Alumni Weekend to Mark – and Make – College History
Call it a party 150 years in the making.
Helping to mark the College's sesquicentennial, Alumni Weekend is expected to bring a record turnout of more than 2,500 people to campus between Friday and Sunday. Alumni will arrive from all across the United States and 24 countries, including New Zealand, Singapore, Kenya, and Peru. And, unusual for Alumni Weekend, they will represent 72 classes, dating back to 1934.
"Making it an all-alumni event has blown attendance out of the water," says Director of Alumni Relations Lisa Lee '81, who notes that the weekend presents a rare opportunity.
"Even if alumni have been to all their reunions, they've seen the same people from their class," she says. "So this is their chance to reconnect with the friends from other classes they don't normally see."
They'll also see a wider array of programming, reflecting the history and essence of the College. Among the highlights:
- A walking tour led by Friends Historical Library Curator Chris Densmore on connections between Swarthmore families and the Underground Railroad, abolitionism, and African-American education
- The College receiving its first Grammy Award, donated by Don Mizell '71, who earned the honor in 2005 as producer of the Ray Charles album "Genius Loves Company"
- A talk from Jeopardy! sensation Arthur Chu '08, who won nearly $300,000 on the popular game show with an unusual playing style
- A sesquicentennial cabaret hosted by Pittinger Crumhenge (Quinn Bauriedel '94) and starring Swattie crowd favorite Martha Graham Cracker (Dito van Reigersberg '94) among other alumni
- A special Alumni Weekend version of the annual "Bath Tub Debate," in which faculty from social sciences, natural sciences, and the humanities hash out which discipline is most vital to human existence
- The largest Parade of Classes in College history, in which members of 72 classes will process from Magill Walk to the Scott Outdoor Amphitheater and hear remarks from federal judge Jed Rakoff '64, among others
The weekend also features a service project, for which hundreds of volunteers will carry items to the Lamb-Miller Fieldhouse for the annual student-run Trash 2 Treasure. The event promotes re-use and recycling while raising money for local charities.
"We've never done a service project like this during Alumni Weekend," says Lee, "but it feels really appropriate in our sesquicentennial year."

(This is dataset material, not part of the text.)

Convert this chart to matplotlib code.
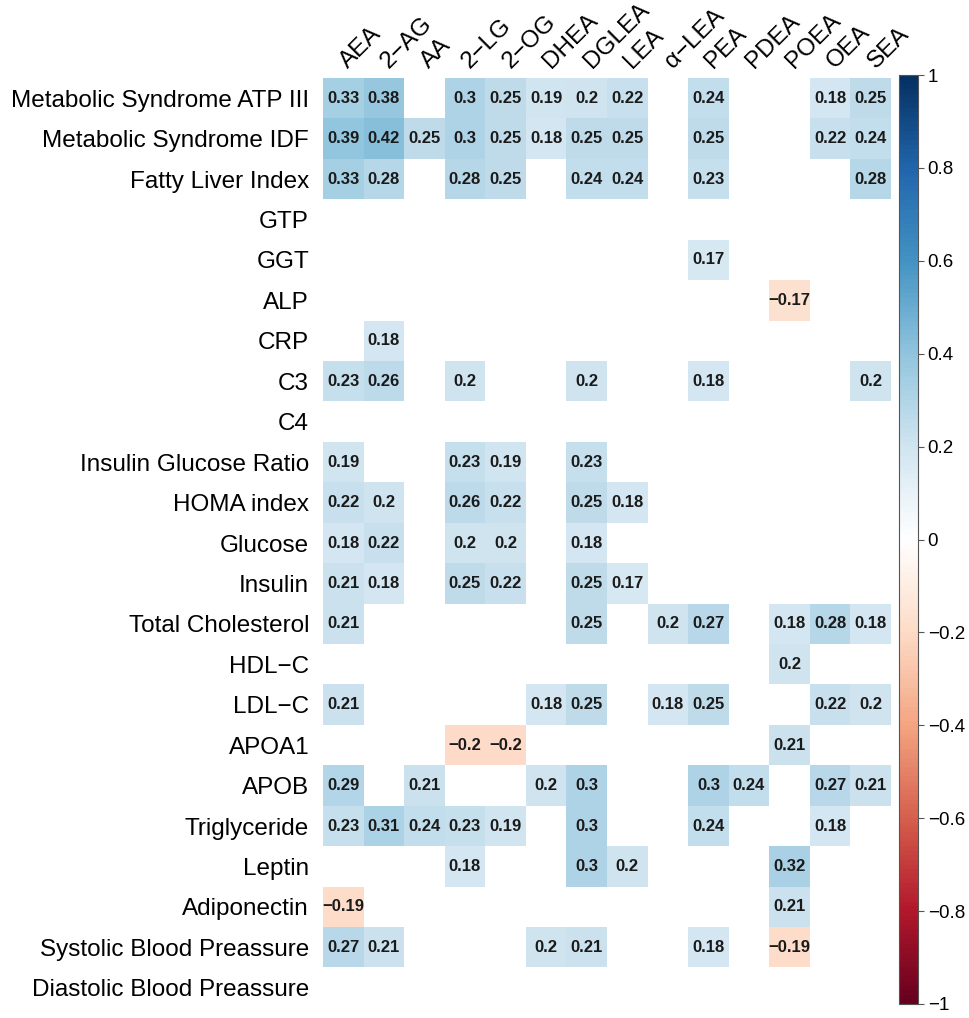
import numpy as np
import matplotlib.pyplot as plt
from matplotlib.colors import LinearSegmentedColormap

plt.rcParams['font.family'] = ['Liberation Sans', 'DejaVu Sans']

# column / row names
metabolites = ["AEA", "2\u2212AG", "AA", "2\u2212LG", "2\u2212OG", "DHEA", "DGLEA",
               "LEA", "\u03b1\u2212LEA", "PEA", "PDEA", "POEA", "OEA", "SEA"]
traits = ["Metabolic Syndrome ATP III", "Metabolic Syndrome IDF", "Fatty Liver Index",
          "GTP", "GGT", "ALP", "CRP", "C3", "C4", "Insulin Glucose Ratio",
          "HOMA index", "Glucose", "Insulin", "Total Cholesterol", "HDL\u2212C",
          "LDL\u2212C", "APOA1", "APOB", "Triglyceride", "Leptin", "Adiponectin",
          "Systolic Blood Preassure", "Diastolic Blood Preassure"]

n = np.nan
# significant correlations only (blank = not significant)
corr = np.array([
    [0.33, 0.38, n, 0.30, 0.25, 0.19, 0.20, 0.22, n, 0.24, n, n, 0.18, 0.25],
    [0.39, 0.42, 0.25, 0.30, 0.25, 0.18, 0.25, 0.25, n, 0.25, n, n, 0.22, 0.24],
    [0.33, 0.28, n, 0.28, 0.25, n, 0.24, 0.24, n, 0.23, n, n, n, 0.28],
    [n, n, n, n, n, n, n, n, n, n, n, n, n, n],
    [n, n, n, n, n, n, n, n, n, 0.17, n, n, n, n],
    [n, n, n, n, n, n, n, n, n, n, n, -0.17, n, n],
    [n, 0.18, n, n, n, n, n, n, n, n, n, n, n, n],
    [0.23, 0.26, n, 0.20, n, n, 0.20, n, n, 0.18, n, n, n, 0.20],
    [n, n, n, n, n, n, n, n, n, n, n, n, n, n],
    [0.19, n, n, 0.23, 0.19, n, 0.23, n, n, n, n, n, n, n],
    [0.22, 0.20, n, 0.26, 0.22, n, 0.25, 0.18, n, n, n, n, n, n],
    [0.18, 0.22, n, 0.20, 0.20, n, 0.18, n, n, n, n, n, n, n],
    [0.21, 0.18, n, 0.25, 0.22, n, 0.25, 0.17, n, n, n, n, n, n],
    [0.21, n, n, n, n, n, 0.25, n, 0.20, 0.27, n, 0.18, 0.28, 0.18],
    [n, n, n, n, n, n, n, n, n, n, n, 0.20, n, n],
    [0.21, n, n, n, n, 0.18, 0.25, n, 0.18, 0.25, n, n, 0.22, 0.20],
    [n, n, n, -0.20, -0.20, n, n, n, n, n, n, 0.21, n, n],
    [0.29, n, 0.21, n, n, 0.20, 0.30, n, n, 0.30, 0.24, n, 0.27, 0.21],
    [0.23, 0.31, 0.24, 0.23, 0.19, n, 0.30, n, n, 0.24, n, n, 0.18, n],
    [n, n, n, 0.18, n, n, 0.30, 0.20, n, n, n, 0.32, n, n],
    [-0.19, n, n, n, n, n, n, n, n, n, n, 0.21, n, n],
    [0.27, 0.21, n, n, n, 0.20, 0.21, n, n, 0.18, n, -0.19, n, n],
    [n, n, n, n, n, n, n, n, n, n, n, n, n, n],
])

cbar_ticks = [1, 0.8, 0.6, 0.4, 0.2, 0, -0.2, -0.4, -0.6, -0.8, -1]

# corrplot RdBu ramp
cmap = LinearSegmentedColormap.from_list("rdbu", [
    "#67001F", "#B2182B", "#D6604D", "#F4A582", "#FDDBC7", "#FFFFFF",
    "#D1E5F0", "#92C5DE", "#4393C3", "#2166AC", "#053061"], N=200)
cmap.set_bad("white")

fig = plt.figure(figsize=(9.70, 10.18), dpi=100)
ax = fig.add_axes([323 / 970, 10 / 1018, 568 / 970, 930 / 1018])
im = ax.imshow(np.ma.masked_invalid(corr), cmap=cmap, vmin=-1, vmax=1,
               aspect="auto", interpolation="nearest")

for i in range(corr.shape[0]):
    for j in range(corr.shape[1]):
        v = corr[i, j]
        if not np.isnan(v):
            txt = ("%.2f" % v).rstrip("0").replace("-", "\u2212")
            ax.text(j, i, txt, ha="center", va="center", fontsize=12,
                    fontweight="bold", color="#1a1a1a")

ax.set_yticks(range(len(traits)))
ax.set_yticklabels(traits, fontsize=17.5)
ax.tick_params(axis="y", length=0, pad=10)
ax.set_xticks([])
for s in ax.spines.values():
    s.set_visible(False)

# rotated column labels above the grid
for j, name in enumerate(metabolites):
    ax.text(j + 0.12, -0.72, name, rotation=45, ha="left", va="baseline",
            rotation_mode="anchor", fontsize=17.5, color="black")

cax = fig.add_axes([899 / 970, 14 / 1018, 19 / 970, 929 / 1018])
cb = fig.colorbar(im, cax=cax, ticks=cbar_ticks)
cb.ax.set_yticklabels([("%g" % t).replace("-", "\u2212") for t in cbar_ticks],
                      fontsize=13.5)
cb.ax.tick_params(length=4, width=0.8, color="#555555", pad=3)
cb.outline.set_edgecolor("#555555")
cb.outline.set_linewidth(0.8)

plt.savefig("out.png", dpi=100)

The expected attendance - up around 800 from last year - presented some logistical challenges. Staff efforts included arranging for shuttles from the Springfield Mall parking lot, renting extra tents and portable restrooms, and brainstorming strategies for making the most of the limited meeting spaces. Staff in areas such as dining services, housekeeping, and media services raced to finalize arrangements, with just five days of turn-around time after Commencement.
"It's amazing, all the pieces that go into it," says Lee. "There are so just many people behind the scenes who help make this happen."
With much of the heavy lifting completed, though, Lee allowed herself a moment to envision the weekend.
"I just can't wait to see what this campus looks like with 2,500 people on it," she says. "The activities and events we've planned will be great, but this weekend is really about people connecting with one another. It's seeing old friends catching up and the kids climbing the big Adirondack. That's what makes it special."